Mas o que mais me espantou foi como a aba de comentários da reportagem chegou a ser “invadida” por defensores dos garotos e repúdio à publicação da notícia. Eram eles mesmos tentando transformar o ringue em praça pública um fato absolutamente normal e que o CORREIO DE CARAJÁS deveria procurar algo mais interessante para falar (reportar).
Foi só depois que a Reportagem alcançou repercussão que as autoridades resolveram frear aquela trupe violenta na praça, com jovens se esmurrando ao vivo, com transmissão por redes sociais. Não podemos fazer de conta que o errado está certo e permitir, de braços cruzados, que a futura geração de adultos seja mais violenta do que a atual e se mate em praça pública antes de completar 21 anos.
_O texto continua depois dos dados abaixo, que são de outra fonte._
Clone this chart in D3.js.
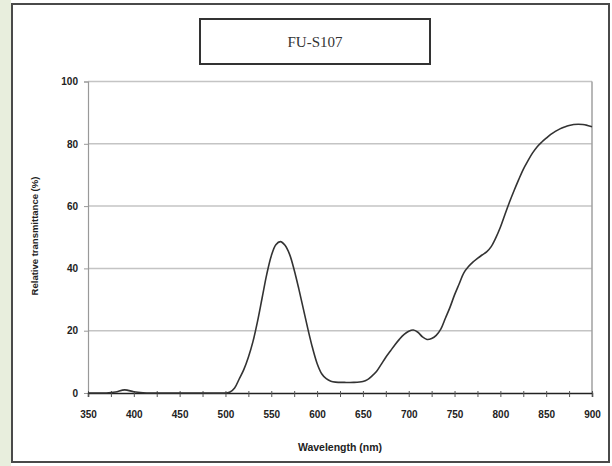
<!DOCTYPE html>
<html>
<head>
<meta charset="utf-8">
<script src="https://cdn.jsdelivr.net/npm/d3@7"></script>
<style>
  html, body { margin: 0; padding: 0; background: #fff; }
  svg { display: block; }
  .tick text { font-family: Arial, "Liberation Sans", sans-serif; font-weight: bold; font-size: 10px; fill: #222; }
</style>
</head>
<body>
<div id="chart"></div>
<script>
  // transmittance curve
  var wavelengths = [350, 360, 370, 380, 390, 400, 410, 420, 440, 460, 480, 500,
    505, 510, 515, 520, 525, 530, 535, 540, 545, 550, 555, 560, 565, 570, 575, 580,
    585, 590, 595, 600, 605, 610, 615, 620, 630, 640, 650, 655, 660, 665, 670, 675,
    680, 685, 690, 695, 700, 705, 710, 715, 720, 725, 730, 735, 740, 745, 750, 755,
    760, 765, 770, 775, 780, 785, 790, 795, 800, 805, 810, 815, 820, 825, 830, 835,
    840, 845, 850, 855, 860, 865, 870, 875, 880, 885, 890, 895, 900];
  var transmittance = [0, 0, 0, 0.3, 1.0, 0.4, 0.1, 0, 0, 0, 0, 0,
    0.3, 1.6, 4.5, 7.5, 11.5, 16.5, 23, 30.5, 38, 44, 47.6, 48.6, 47.4, 44.5, 39.5, 33.5,
    27, 20.5, 14.5, 9.5, 6.2, 4.6, 3.8, 3.5, 3.4, 3.4, 3.7, 4.3, 5.5, 7, 9.2, 11.5,
    13.5, 15.5, 17.3, 18.8, 19.8, 20.2, 19.5, 18, 17.2, 17.5, 18.5, 20.5, 24, 27.5, 31.5, 35,
    38.5, 40.5, 42, 43.2, 44.3, 45.3, 47, 49.8, 53.2, 57.3, 61.3, 65, 68.5, 71.8, 74.5, 77,
    79, 80.5, 81.8, 83, 84, 84.8, 85.4, 85.9, 86.2, 86.3, 86.2, 85.9, 85.5];
  var xTicks = [350, 375, 400, 425, 450, 475, 500, 525, 550, 575, 600, 625, 650, 675,
    700, 725, 750, 775, 800, 825, 850, 875, 900];
  var xLabels = [350, 400, 450, 500, 550, 600, 650, 700, 750, 800, 850, 900];
  var yTicks = [0, 20, 40, 60, 80, 100];
  var title = 'FU-S107';

  var width = 612;
  var height = 466;
  var plot = { left: 88, right: 592, top: 81.5, bottom: 393 };

  var svg = d3.select('#chart').append('svg')
    .attr('width', width)
    .attr('height', height);

  // page margin + frame
  svg.append('rect')
    .attr('x', 0).attr('y', 0)
    .attr('width', width).attr('height', height)
    .attr('fill', '#fff');
  svg.append('rect')
    .attr('x', 0).attr('y', 0)
    .attr('width', 11).attr('height', height)
    .attr('fill', '#e8eedd');
  svg.append('rect')
    .attr('x', 12).attr('y', 4)
    .attr('width', 597).attr('height', 458)
    .attr('fill', '#fff')
    .attr('stroke', '#4a4a4a')
    .attr('stroke-width', 2);

  var x = d3.scaleLinear()
    .domain([350, 900])
    .range([plot.left, plot.right]);
  var y = d3.scaleLinear()
    .domain([0, 100])
    .range([plot.bottom, plot.top]);

  // gridlines
  svg.append('g')
    .selectAll('line')
    .data(yTicks.filter(function (d) { return d > 0; }))
    .enter()
    .append('line')
    .attr('x1', plot.left).attr('x2', plot.right)
    .attr('y1', function (d) { return y(d); })
    .attr('y2', function (d) { return y(d); })
    .attr('stroke', '#c4c4c4')
    .attr('stroke-width', 1.5);

  // right border of plot area
  svg.append('line')
    .attr('x1', plot.right).attr('x2', plot.right)
    .attr('y1', plot.top).attr('y2', plot.bottom)
    .attr('stroke', '#a0a0a0')
    .attr('stroke-width', 1.5);

  // y axis
  var yAxis = svg.append('g')
    .attr('transform', 'translate(' + plot.left + ',0)')
    .call(d3.axisLeft(y).tickValues(yTicks).tickSize(4).tickPadding(6));
  yAxis.select('.domain').attr('stroke', '#999').attr('stroke-width', 1.2);
  yAxis.selectAll('.tick line').attr('stroke', '#999');

  // x axis: ticks every 25, labels every 50
  var xAxis = svg.append('g')
    .attr('transform', 'translate(0,' + plot.bottom + ')')
    .call(d3.axisBottom(x).tickValues(xTicks).tickSize(4).tickPadding(14)
      .tickFormat(function (d) { return xLabels.indexOf(d) >= 0 ? d : ''; }));
  xAxis.select('.domain').attr('stroke', '#222').attr('stroke-width', 1.5);
  xAxis.selectAll('.tick line').attr('stroke', '#555').attr('y1', -2);

  // curve
  var series = wavelengths.map(function (w, i) { return { w: w, v: transmittance[i] }; });
  var line = d3.line()
    .x(function (d) { return x(d.w); })
    .y(function (d) { return y(d.v); })
    .curve(d3.curveCatmullRom.alpha(0.5));
  svg.append('path')
    .datum(series)
    .attr('d', line)
    .attr('fill', 'none')
    .attr('stroke', '#333')
    .attr('stroke-width', 1.6);

  // title box
  svg.append('rect')
    .attr('x', 200).attr('y', 19)
    .attr('width', 230).attr('height', 45)
    .attr('fill', '#fff')
    .attr('stroke', '#333')
    .attr('stroke-width', 2);
  svg.append('text')
    .attr('x', 315).attr('y', 47)
    .attr('text-anchor', 'middle')
    .style('font-family', '"Liberation Serif", "DejaVu Serif", serif')
    .style('font-size', '15px')
    .style('fill', '#333')
    .text(title);

  // axis titles
  svg.append('text')
    .attr('x', 340).attr('y', 451)
    .attr('text-anchor', 'middle')
    .style('font-family', 'Arial, "Liberation Sans", sans-serif')
    .style('font-weight', 'bold')
    .style('font-size', '10.5px')
    .style('fill', '#222')
    .text('Wavelength (nm)');
  svg.append('text')
    .attr('transform', 'translate(38,' + 236 + ') rotate(-90)')
    .attr('text-anchor', 'middle')
    .style('font-family', 'Arial, "Liberation Sans", sans-serif')
    .style('font-weight', 'bold')
    .style('font-size', '9.5px')
    .style('fill', '#222')
    .text('Relative transmittance (%)');
</script>
</body>
</html>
Essa violência que macula as novas gerações não está restrita à Praça São Francisco. Assim como as redes sociais, ela está nos bairros periféricos e alcançou, também, a zona rural.
Na mesma semana em que o ringue da praça foi noticiado, divulgamos, também, uma tragédia na Vila Capistrano de Abreu, tomou conta dos noticiários local, estadual e nacional. O corpo de um menino de 5 anos foi encontrado na quinta-feira passada (17), em um lago daquela comunidade. De acordo com a polícia, duas crianças e um adolescente, de 9, 11 e 13 anos de idade, relataram que agrediram o garoto e o jogaram, sem roupa, em uma área alagada.
Inconformado com a situação, o vereador Alecio Stringari, que é morador da Vila Capistrano há mais de 20 anos, desabafou na tribuna da Câmara esta semana: “É triste demais quando acontece de uma vida ser ceifada, e quando se trata de criança ainda fica pior. Como explicar, principalmente, quando outras três crianças tiram a vida de um infante?
O caso da praça não é isolado. A morte na Vila Capistrano de Abreu também não. É preciso ouvir as vozes que pedem socorro, que clamam por ajuda nas escolas, igrejas e em casa. Ou vamos assistir a uma hecatombe social sem fazer nada – ou quase nada? Vamos deixar morrer mais cedo que Sales?